The following day, the office organising the National Congress issued a notice that it was revoking the press accreditation to both Zhang and Liang to enter the City Hall.

Read more here

7.       India: Road to justice begins with killer arrest

Over six months after the cold-blooded murder of senior journalist Gauri Lankesh in Bangalore, India, an arrest was made of the first accused KT Naveen Kumar. KT Naveen Kumar, a member of a hard-line Hindu group the Sanatan Santha, was arrested by the Special Investigation team (SIT) on February 18 on suspicion of supplying the weapons used for the shooting. He is also suspected to have surveyed and pointed out Lankesh’s house to a group of killers who came from outside Karnataka to carry out the killing.

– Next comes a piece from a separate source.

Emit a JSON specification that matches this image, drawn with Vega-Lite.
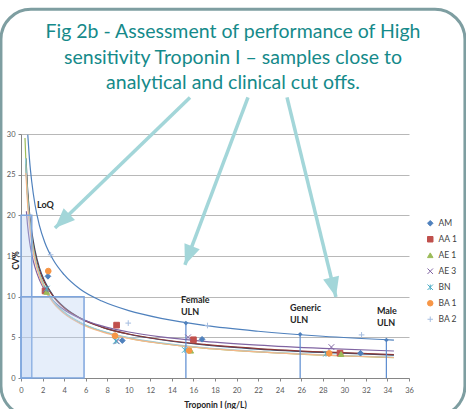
{
  "$schema": "https://vega.github.io/schema/vega-lite/v6.json",
  "width": 388,
  "height": 244,
  "autosize": {"type": "none"},
  "padding": {"left": 21, "top": 134, "right": 57, "bottom": 31},
  "background": "white",
  "title": {
    "text": ["Fig 2b - Assessment of performance of High", "sensitivity Troponin I – samples close to", "analytical and clinical cut offs."],
    "font": "Lato", "fontSize": 19.5, "fontWeight": "normal", "color": "#158a8a",
    "anchor": "middle", "baseline": "top", "offset": 0, "dy": 86, "dx": 18, "lineHeight": 25.5
  },
  "config": {
    "view": {"stroke": null},
    "font": "Lato",
    "axis": {
      "labelFont": "Lato", "labelFontSize": 7.5, "labelColor": "#595959",
      "titleFont": "Lato", "titleFontSize": 8.5, "titleFontWeight": "bold", "titleColor": "#262626",
      "domainColor": "#868686", "tickColor": "#868686", "tickSize": 3,
      "gridColor": "#a6a6a6", "gridWidth": 0.8, "labelOverlap": false
    }
  },
  "datasets": {
    "frame": [{"x": -1.86, "x2": 41.19, "y": -4.67, "y2": 45.33}],
    "boxes": [{"x": 0, "x2": 1, "y": 0, "y2": 20}, {"x": 0, "x2": 5.85, "y": 0, "y2": 10}],
    "trend": [
      {"series": "AM", "x": 0.46, "y": 27.0}, {"series": "AM", "x": 0.6, "y": 23.5}, {"series": "AM", "x": 0.8, "y": 20.2}, {"series": "AM", "x": 1, "y": 18.0}, {"series": "AM", "x": 1.3, "y": 15.7}, {"series": "AM", "x": 1.7, "y": 13.6}, {"series": "AM", "x": 2.2, "y": 11.9}, {"series": "AM", "x": 3, "y": 10.1}, {"series": "AM", "x": 4, "y": 8.71}, {"series": "AM", "x": 5.5, "y": 7.37}, {"series": "AM", "x": 7.5, "y": 6.26}, {"series": "AM", "x": 10, "y": 5.38}, {"series": "AM", "x": 13, "y": 4.70}, {"series": "AM", "x": 17, "y": 4.08}, {"series": "AM", "x": 22, "y": 3.56}, {"series": "AM", "x": 28, "y": 3.14}, {"series": "AM", "x": 34.6, "y": 2.81},
      {"series": "AA 1", "x": 0.45, "y": 26.3}, {"series": "AA 1", "x": 0.6, "y": 22.7}, {"series": "AA 1", "x": 0.8, "y": 19.6}, {"series": "AA 1", "x": 1, "y": 17.5}, {"series": "AA 1", "x": 1.3, "y": 15.3}, {"series": "AA 1", "x": 1.7, "y": 13.3}, {"series": "AA 1", "x": 2.2, "y": 11.7}, {"series": "AA 1", "x": 3, "y": 10.0}, {"series": "AA 1", "x": 4, "y": 8.63}, {"series": "AA 1", "x": 5.5, "y": 7.33}, {"series": "AA 1", "x": 7.5, "y": 6.26}, {"series": "AA 1", "x": 10, "y": 5.41}, {"series": "AA 1", "x": 13, "y": 4.73}, {"series": "AA 1", "x": 17, "y": 4.13}, {"series": "AA 1", "x": 22, "y": 3.62}, {"series": "AA 1", "x": 28, "y": 3.20}, {"series": "AA 1", "x": 34.6, "y": 2.87},
      {"series": "AE 1", "x": 0.37, "y": 29.5}, {"series": "AE 1", "x": 0.5, "y": 25.1}, {"series": "AE 1", "x": 0.6, "y": 22.7}, {"series": "AE 1", "x": 0.8, "y": 19.4}, {"series": "AE 1", "x": 1, "y": 17.2}, {"series": "AE 1", "x": 1.3, "y": 14.9}, {"series": "AE 1", "x": 1.7, "y": 12.9}, {"series": "AE 1", "x": 2.2, "y": 11.2}, {"series": "AE 1", "x": 3, "y": 9.46}, {"series": "AE 1", "x": 4, "y": 8.09}, {"series": "AE 1", "x": 5.5, "y": 6.80}, {"series": "AE 1", "x": 7.5, "y": 5.75}, {"series": "AE 1", "x": 10, "y": 4.91}, {"series": "AE 1", "x": 13, "y": 4.26}, {"series": "AE 1", "x": 17, "y": 3.68}, {"series": "AE 1", "x": 22, "y": 3.20}, {"series": "AE 1", "x": 28, "y": 2.80}, {"series": "AE 1", "x": 34.6, "y": 2.50},
      {"series": "AE 3", "x": 0.5, "y": 20.5}, {"series": "AE 3", "x": 0.6, "y": 18.9}, {"series": "AE 3", "x": 0.8, "y": 16.7}, {"series": "AE 3", "x": 1, "y": 15.2}, {"series": "AE 3", "x": 1.3, "y": 13.6}, {"series": "AE 3", "x": 1.7, "y": 12.1}, {"series": "AE 3", "x": 2.2, "y": 10.8}, {"series": "AE 3", "x": 3, "y": 9.49}, {"series": "AE 3", "x": 4, "y": 8.39}, {"series": "AE 3", "x": 5.5, "y": 7.32}, {"series": "AE 3", "x": 7.5, "y": 6.41}, {"series": "AE 3", "x": 10, "y": 5.66}, {"series": "AE 3", "x": 13, "y": 5.06}, {"series": "AE 3", "x": 17, "y": 4.51}, {"series": "AE 3", "x": 22, "y": 4.04}, {"series": "AE 3", "x": 28, "y": 3.64}, {"series": "AE 3", "x": 34.6, "y": 3.32},
      {"series": "BN", "x": 0.42, "y": 27.0}, {"series": "BN", "x": 0.6, "y": 22.3}, {"series": "BN", "x": 0.8, "y": 19.2}, {"series": "BN", "x": 1, "y": 17.0}, {"series": "BN", "x": 1.3, "y": 14.8}, {"series": "BN", "x": 1.7, "y": 12.8}, {"series": "BN", "x": 2.2, "y": 11.1}, {"series": "BN", "x": 3, "y": 9.44}, {"series": "BN", "x": 4, "y": 8.09}, {"series": "BN", "x": 5.5, "y": 6.83}, {"series": "BN", "x": 7.5, "y": 5.79}, {"series": "BN", "x": 10, "y": 4.96}, {"series": "BN", "x": 13, "y": 4.31}, {"series": "BN", "x": 17, "y": 3.73}, {"series": "BN", "x": 22, "y": 3.25}, {"series": "BN", "x": 28, "y": 2.86}, {"series": "BN", "x": 34.6, "y": 2.55},
      {"series": "BA 1", "x": 0.45, "y": 25.2}, {"series": "BA 1", "x": 0.6, "y": 21.6}, {"series": "BA 1", "x": 0.8, "y": 18.6}, {"series": "BA 1", "x": 1, "y": 16.5}, {"series": "BA 1", "x": 1.3, "y": 14.4}, {"series": "BA 1", "x": 1.7, "y": 12.5}, {"series": "BA 1", "x": 2.2, "y": 10.9}, {"series": "BA 1", "x": 3, "y": 9.22}, {"series": "BA 1", "x": 4, "y": 7.91}, {"series": "BA 1", "x": 5.5, "y": 6.68}, {"series": "BA 1", "x": 7.5, "y": 5.67}, {"series": "BA 1", "x": 10, "y": 4.87}, {"series": "BA 1", "x": 13, "y": 4.24}, {"series": "BA 1", "x": 17, "y": 3.68}, {"series": "BA 1", "x": 22, "y": 3.21}, {"series": "BA 1", "x": 28, "y": 2.82}, {"series": "BA 1", "x": 34.6, "y": 2.52},
      {"series": "BA 2", "x": 0.63, "y": 29.9}, {"series": "BA 2", "x": 0.8, "y": 26.7}, {"series": "BA 2", "x": 1, "y": 24.1}, {"series": "BA 2", "x": 1.3, "y": 21.3}, {"series": "BA 2", "x": 1.7, "y": 18.8}, {"series": "BA 2", "x": 2.2, "y": 16.7}, {"series": "BA 2", "x": 3, "y": 14.5}, {"series": "BA 2", "x": 4, "y": 12.7}, {"series": "BA 2", "x": 5.5, "y": 10.9}, {"series": "BA 2", "x": 7.5, "y": 9.46}, {"series": "BA 2", "x": 10, "y": 8.28}, {"series": "BA 2", "x": 13, "y": 7.33}, {"series": "BA 2", "x": 17, "y": 6.47}, {"series": "BA 2", "x": 22, "y": 5.75}, {"series": "BA 2", "x": 28, "y": 5.13}, {"series": "BA 2", "x": 34.6, "y": 4.65}
    ],
    "pts": [
      {"series": "AM", "x": 2.5, "y": 12.5}, {"series": "AM", "x": 9.4, "y": 4.6}, {"series": "AM", "x": 16.8, "y": 4.76}, {"series": "AM", "x": 31.5, "y": 3.05},
      {"series": "AA 1", "x": 2.23, "y": 10.7}, {"series": "AA 1", "x": 8.87, "y": 6.5}, {"series": "AA 1", "x": 16.0, "y": 4.7}, {"series": "AA 1", "x": 29.6, "y": 3.05},
      {"series": "AE 1", "x": 2.38, "y": 10.6}, {"series": "AE 1", "x": 8.75, "y": 5.25}, {"series": "AE 1", "x": 15.75, "y": 3.36}, {"series": "AE 1", "x": 29.7, "y": 2.95},
      {"series": "AE 3", "x": 2.3, "y": 10.9}, {"series": "AE 3", "x": 8.9, "y": 4.5}, {"series": "AE 3", "x": 15.5, "y": 5.0}, {"series": "AE 3", "x": 28.8, "y": 3.8},
      {"series": "BN", "x": 2.4, "y": 11.0}, {"series": "BN", "x": 8.8, "y": 4.55}, {"series": "BN", "x": 15.2, "y": 3.45}, {"series": "BN", "x": 28.3, "y": 2.98},
      {"series": "BA 1", "x": 2.53, "y": 13.15}, {"series": "BA 1", "x": 8.72, "y": 5.2}, {"series": "BA 1", "x": 15.6, "y": 3.38}, {"series": "BA 1", "x": 28.6, "y": 3.03},
      {"series": "BA 2", "x": 2.75, "y": 15.15}, {"series": "BA 2", "x": 9.95, "y": 6.75}, {"series": "BA 2", "x": 17.3, "y": 6.45}, {"series": "BA 2", "x": 31.6, "y": 5.3}
    ],
    "uln": [{"name": "Female", "x": 15.3, "y": 6.75}, {"name": "Generic", "x": 25.9, "y": 5.37}, {"name": "Male", "x": 33.9, "y": 4.67}],
    "labels": [
      {"label": "Female\nULN", "x": 14.84, "y": 10.09},
      {"label": "Generic\nULN", "x": 24.95, "y": 9.1},
      {"label": "Male\nULN", "x": 33.02, "y": 8.73},
      {"label": "LoQ", "x": 1.48, "y": 21.77}
    ],
    "arrows": [
      {"id": 1, "x": 3.15, "y": 18.45, "x2": 15.68, "y2": 34.5},
      {"id": 2, "x": 15.21, "y": 13.9, "x2": 21.06, "y2": 34.5},
      {"id": 3, "x": 29.22, "y": 9.96, "x2": 24.68, "y2": 34.5}
    ]
  },
  "encoding": {
    "x": {"field": "x", "type": "quantitative", "scale": {"domain": [0, 36], "nice": false, "zero": false},
      "axis": {"values": [0, 2, 4, 6, 8, 10, 12, 14, 16, 18, 20, 22, 24, 26, 28, 30, 32, 34, 36], "grid": false, "labelPadding": 5, "title": "Troponin I (ng/L)", "titleY": 26, "titleBaseline": "middle", "labelFlush": false, "labelOverlap": false}},
    "y": {"field": "y", "type": "quantitative", "scale": {"domain": [0, 30], "nice": false, "zero": false},
      "axis": {"values": [0, 5, 10, 15, 20, 25, 30], "grid": true, "title": "CV%", "titleX": -6, "titleY": 126, "titleAngle": 270, "titleBaseline": "middle", "titleAlign": "center", "labelPadding": 3}}
  },
  "layer": [
    {
      "data": {"name": "frame"},
      "mark": {"type": "rect", "filled": false, "stroke": "#7e9ea1", "strokeWidth": 3, "cornerRadius": 30},
      "encoding": {"x2": {"field": "x2"}, "y2": {"field": "y2"}}
    },
    {
      "data": {"name": "trend"},
      "mark": {"type": "line", "strokeWidth": 1.2, "interpolate": "monotone"},
      "encoding": {
        "color": {"field": "series", "type": "nominal", "legend": null,
          "scale": {"domain": ["BA 2", "BA 1", "BN", "AE 3", "AE 1", "AA 1", "AM"], "range": ["#4f81bd", "#f5b78a", "#93cddd", "#8064a2", "#9bbb59", "#8c3836", "#2c4d75"]}},
        "detail": {"field": "series"}
      }
    },
    {
      "data": {"name": "boxes"},
      "mark": {"type": "rect", "fill": "#b8cef0", "fillOpacity": 0.35, "stroke": "#7fa6de", "strokeWidth": 1.5},
      "encoding": {"x2": {"field": "x2"}, "y2": {"field": "y2"}}
    },
    {
      "data": {"name": "uln"},
      "mark": {"type": "rule", "color": "#5b8bd0", "strokeWidth": 1.2},
      "encoding": {"y2": {"datum": 0}}
    },
    {
      "data": {"name": "uln"},
      "mark": {"type": "point", "filled": true, "shape": "diamond", "size": 22, "color": "#4f81bd", "opacity": 1},
      "encoding": {}
    },
    {
      "data": {"name": "pts"},
      "mark": {"type": "point", "filled": true, "size": 32, "strokeWidth": 1, "opacity": 1},
      "encoding": {
        "fill": {"field": "series", "type": "nominal",
          "scale": {"domain": ["AM", "AA 1", "AE 1", "AE 3", "BN", "BA 1", "BA 2"], "range": ["#4f81bd", "#c0504d", "#9bbb59", "#8064a2", "#4bacc6", "#f79646", "#a5bde0"]},
          "legend": {"orient": "none", "legendX": 405, "legendY": 85, "title": null, "labelFont": "Lato", "labelFontSize": 8.5, "labelColor": "#404040", "symbolSize": 30, "rowPadding": 6, "labelOffset": 4, "padding": 0, "symbolStrokeWidth": 1}},
        "stroke": {"field": "series", "type": "nominal",
          "scale": {"domain": ["AM", "AA 1", "AE 1", "AE 3", "BN", "BA 1", "BA 2"], "range": ["#4f81bd", "#c0504d", "#9bbb59", "#8064a2", "#4bacc6", "#f79646", "#a5bde0"]}},
        "shape": {"field": "series", "type": "nominal",
          "scale": {"domain": ["AM", "AA 1", "AE 1", "AE 3", "BN", "BA 1", "BA 2"], "range": ["diamond", "square", "triangle-up", "M-1,-1L1,1M-1,1L1,-1", "M-1,-1L1,1M-1,1L1,-1M0,-1L0,1", "circle", "M-1,0L1,0M0,-1L0,1"]}}
      }
    },
    {
      "data": {"name": "labels"},
      "mark": {"type": "text", "align": "left", "baseline": "top", "font": "Lato", "fontWeight": "bold", "fontSize": 9, "lineHeight": 12, "lineBreak": "\n", "color": "#262626"},
      "encoding": {"text": {"field": "label"}}
    },
    {
      "data": {"name": "arrows"},
      "mark": {"type": "rule", "color": "#a3d6d9", "strokeWidth": 3.5},
      "encoding": {"x2": {"field": "x2"}, "y2": {"field": "y2"}}
    },
    {
      "data": {"name": "arrows"},
      "transform": [{"filter": "datum.id == 1"}],
      "mark": {"type": "point", "filled": true, "shape": "M0,0L-0.9,2.2L0.9,2.2Z", "size": 330, "angle": 226, "color": "#a3d6d9", "opacity": 1},
      "encoding": {}
    },
    {
      "data": {"name": "arrows"},
      "transform": [{"filter": "datum.id == 2"}],
      "mark": {"type": "point", "filled": true, "shape": "M0,0L-0.9,2.2L0.9,2.2Z", "size": 330, "angle": 201, "color": "#a3d6d9", "opacity": 1},
      "encoding": {}
    },
    {
      "data": {"name": "arrows"},
      "transform": [{"filter": "datum.id == 3"}],
      "mark": {"type": "point", "filled": true, "shape": "M0,0L-0.9,2.2L0.9,2.2Z", "size": 330, "angle": 166, "color": "#a3d6d9", "opacity": 1},
      "encoding": {}
    }
  ]
}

Naveen Kumar was produced before the magistrate’s court on March 12 and was remanded in judicial custody for 15 days. He will also undergo a narco-analysis test to understand the depth of his knowledge about the conspiracy to kill Lankesh.

Read more here

8.       Communal violence in Sri Lanka leads to social media bans

On March 7, the Telecommunications Regulatory Commission of Sri Lanka (TRCSL) ordered all telecommunication operators to restrict access to Facebook, Viber and Whatsapp across the country for three days to prevent the spread of communal violence that spread in Ampara and Kandy districts after Buddhist-led attacks on minority Muslim population. Internet access was completely blocked in Kandy.

The FMM, while acknowledging that social media were used to spread statements of hate, said that actions taken to prevent the use of social media to trigger hate and violence, should not hinder democracy by contravening a citizen’s right to freedom of expression.

Read more here.

9.       Journalists assaulted covering protests in Delhi

Delhi police assaulted two women journalists and snatched away the camera of one while they were covering the demonstration organized by students and teachers of the Jawaharlal Nehru University in New Delhi, India on March 23. One male journalist was also beaten up and sustained injuries.

Anushree Fadnavis, a photojournalist with the Hindustan Times daily, was roughed up and her camera was snatched away by policewomen “I was clicking photographs of a student being dragged when the police targeted me,” Fadnavis said. “They were talking about snatching and breaking my camera. I kept pleading with them to spare my camera.”

The police officer on duty also roughed up and grabbed another woman journalist by her breasts. The two journalists had filed separate complaints accusing the police of assaulting and molesting reporters at the site of the JNU protest. However, the police is yet to register First Information Reports (FIRs) on these complaints.

The Delhi Police on March 24 tendered their “deepest apologies” for the alleged harassment of two media personnel and on March 25 suspended two constables on the basis of their “unprofessional conduct”, and said that the Vigilance Department would investigate the case of alleged assault.

Read more here

10.   Australia-Hong Kong connection: IFJ affiliates working together

This year marks the 50th anniversary of the Hong Kong Journalists Association (HKJA). The HKJA was started by Jack and Margaret Spackman on April 1 1968, who at the time were both members of the Australian Journalists Association (AJA) the forerunner to today’s Media, Entertainment & Arts Alliance (MEAA). The HKJA was formed to fight for better working conditions and workers’ rights, a battle that continues for the current leadership today.